• Work instructions
Identify each line containing the word "matplotlib" and copy it.

☆ ☆ ☆ ☆ ☆

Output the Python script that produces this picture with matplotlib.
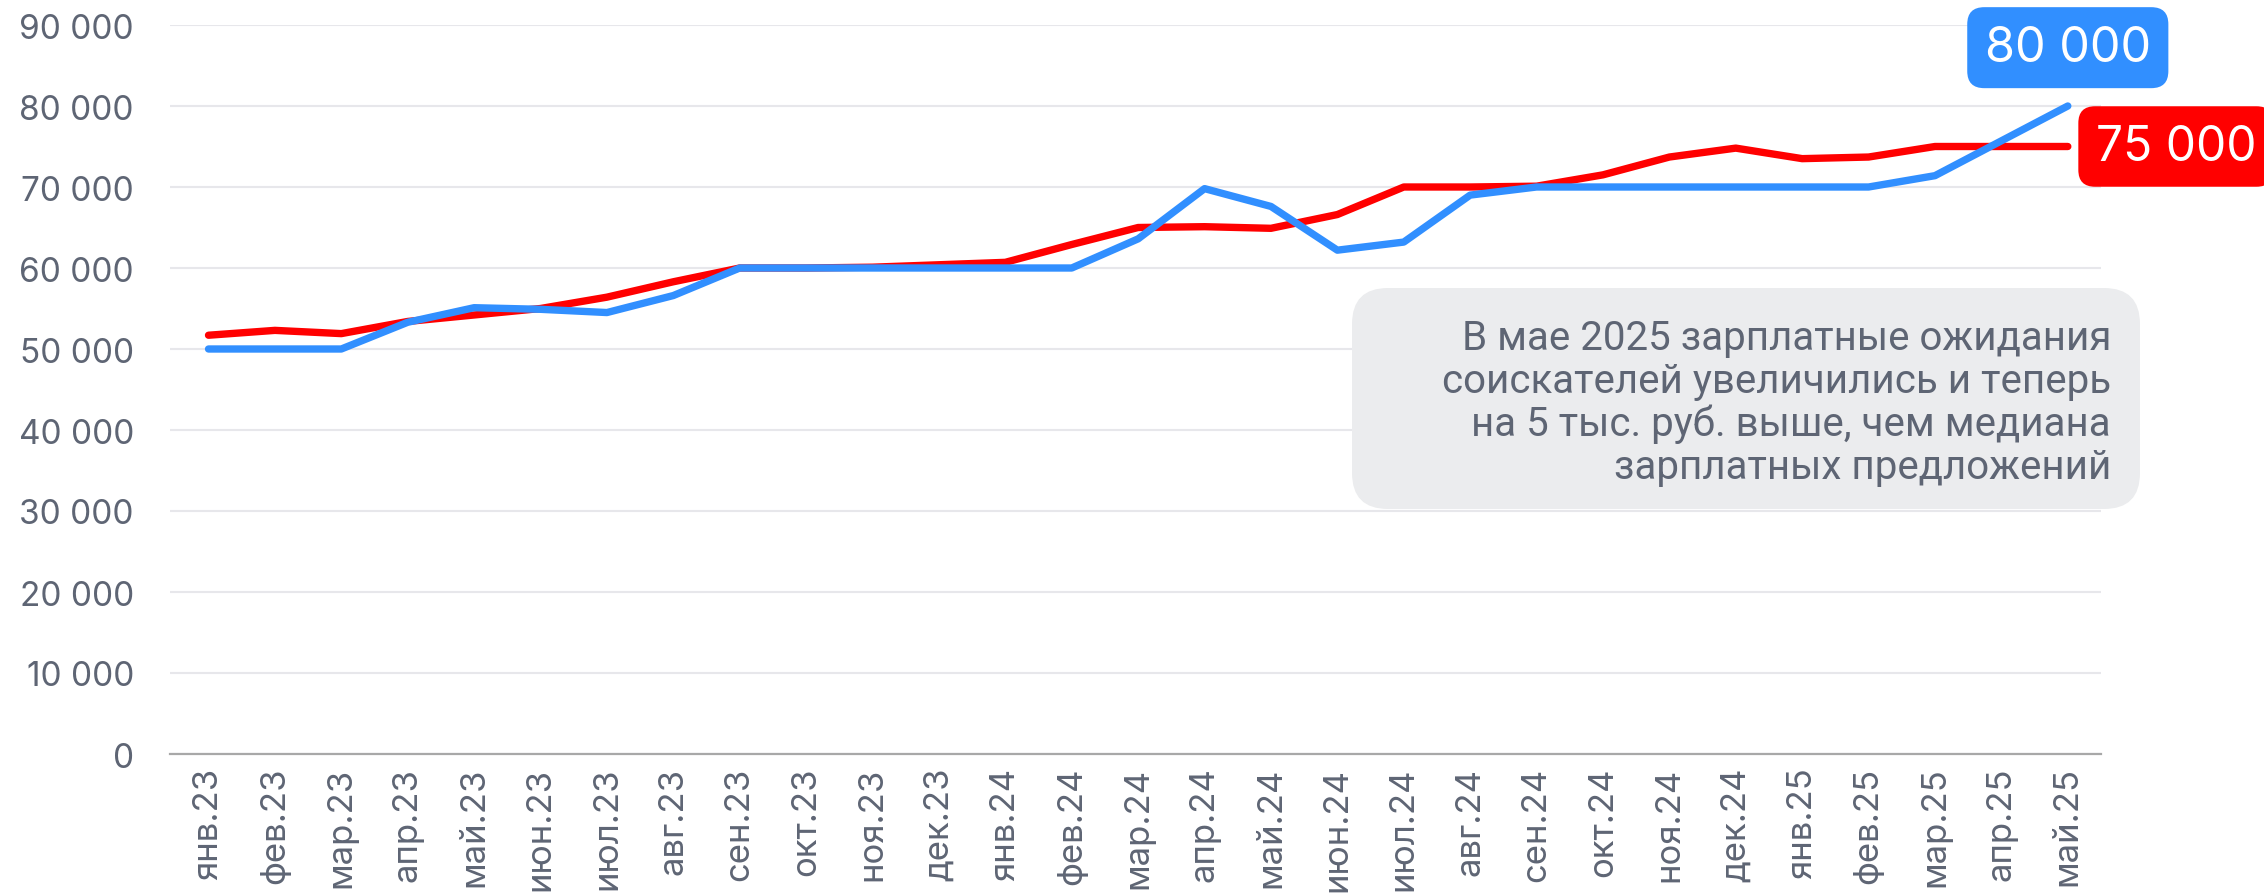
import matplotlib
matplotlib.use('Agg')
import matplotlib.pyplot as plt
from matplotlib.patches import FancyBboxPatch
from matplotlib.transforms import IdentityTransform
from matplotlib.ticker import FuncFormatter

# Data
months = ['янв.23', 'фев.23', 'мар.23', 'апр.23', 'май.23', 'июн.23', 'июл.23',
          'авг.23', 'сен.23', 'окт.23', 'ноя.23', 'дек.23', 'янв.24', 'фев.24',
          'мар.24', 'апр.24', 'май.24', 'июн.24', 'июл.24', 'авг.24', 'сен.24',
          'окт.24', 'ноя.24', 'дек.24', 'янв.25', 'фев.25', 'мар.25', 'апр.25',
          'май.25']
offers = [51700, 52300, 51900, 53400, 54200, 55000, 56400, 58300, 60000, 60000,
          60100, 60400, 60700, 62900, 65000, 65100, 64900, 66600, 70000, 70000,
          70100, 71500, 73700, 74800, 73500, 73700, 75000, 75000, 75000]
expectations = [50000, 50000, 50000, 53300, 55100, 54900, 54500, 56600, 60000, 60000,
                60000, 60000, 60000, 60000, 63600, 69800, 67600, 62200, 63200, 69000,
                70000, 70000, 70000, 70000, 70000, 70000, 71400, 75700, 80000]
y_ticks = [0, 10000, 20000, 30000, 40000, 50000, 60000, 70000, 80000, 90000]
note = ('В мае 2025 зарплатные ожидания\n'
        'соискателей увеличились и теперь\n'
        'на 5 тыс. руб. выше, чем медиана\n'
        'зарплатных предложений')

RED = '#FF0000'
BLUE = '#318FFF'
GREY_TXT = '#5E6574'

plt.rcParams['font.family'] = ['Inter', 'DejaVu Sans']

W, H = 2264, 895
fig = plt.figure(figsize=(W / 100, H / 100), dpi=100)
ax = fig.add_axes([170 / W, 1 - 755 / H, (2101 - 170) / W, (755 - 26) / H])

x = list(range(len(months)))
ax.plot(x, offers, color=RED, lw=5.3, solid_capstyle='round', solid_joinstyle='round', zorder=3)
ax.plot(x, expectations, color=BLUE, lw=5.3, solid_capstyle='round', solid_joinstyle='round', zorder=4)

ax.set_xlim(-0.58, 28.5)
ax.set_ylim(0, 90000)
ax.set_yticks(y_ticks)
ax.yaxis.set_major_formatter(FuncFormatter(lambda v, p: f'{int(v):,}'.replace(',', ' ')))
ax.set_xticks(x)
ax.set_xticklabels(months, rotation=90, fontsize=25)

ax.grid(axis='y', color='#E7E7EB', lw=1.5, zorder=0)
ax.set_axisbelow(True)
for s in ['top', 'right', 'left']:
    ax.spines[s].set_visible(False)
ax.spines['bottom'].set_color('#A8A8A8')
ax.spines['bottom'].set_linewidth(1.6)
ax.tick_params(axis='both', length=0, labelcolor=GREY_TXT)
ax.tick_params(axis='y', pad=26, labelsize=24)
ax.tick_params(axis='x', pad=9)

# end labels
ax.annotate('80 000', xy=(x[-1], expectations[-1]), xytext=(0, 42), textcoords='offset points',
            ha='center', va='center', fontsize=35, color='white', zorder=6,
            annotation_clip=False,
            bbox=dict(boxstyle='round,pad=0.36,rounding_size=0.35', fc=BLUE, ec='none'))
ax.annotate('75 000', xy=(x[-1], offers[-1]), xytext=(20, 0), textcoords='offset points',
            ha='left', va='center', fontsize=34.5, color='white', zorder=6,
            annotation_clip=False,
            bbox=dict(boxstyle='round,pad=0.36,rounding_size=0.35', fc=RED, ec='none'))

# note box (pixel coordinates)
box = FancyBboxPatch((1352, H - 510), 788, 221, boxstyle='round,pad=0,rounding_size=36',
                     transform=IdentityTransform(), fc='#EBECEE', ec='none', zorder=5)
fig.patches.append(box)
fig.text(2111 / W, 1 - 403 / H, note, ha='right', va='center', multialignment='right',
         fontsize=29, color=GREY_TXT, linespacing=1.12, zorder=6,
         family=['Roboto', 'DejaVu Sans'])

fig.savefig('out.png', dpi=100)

☆ ☆ ☆ ☆ ☆

• Task result
Output the Python script that produces this picture with matplotlib.
import matplotlib
matplotlib.use('Agg')
import matplotlib.pyplot as plt
from matplotlib.patches import FancyBboxPatch
from matplotlib.transforms import IdentityTransform
from matplotlib.ticker import FuncFormatter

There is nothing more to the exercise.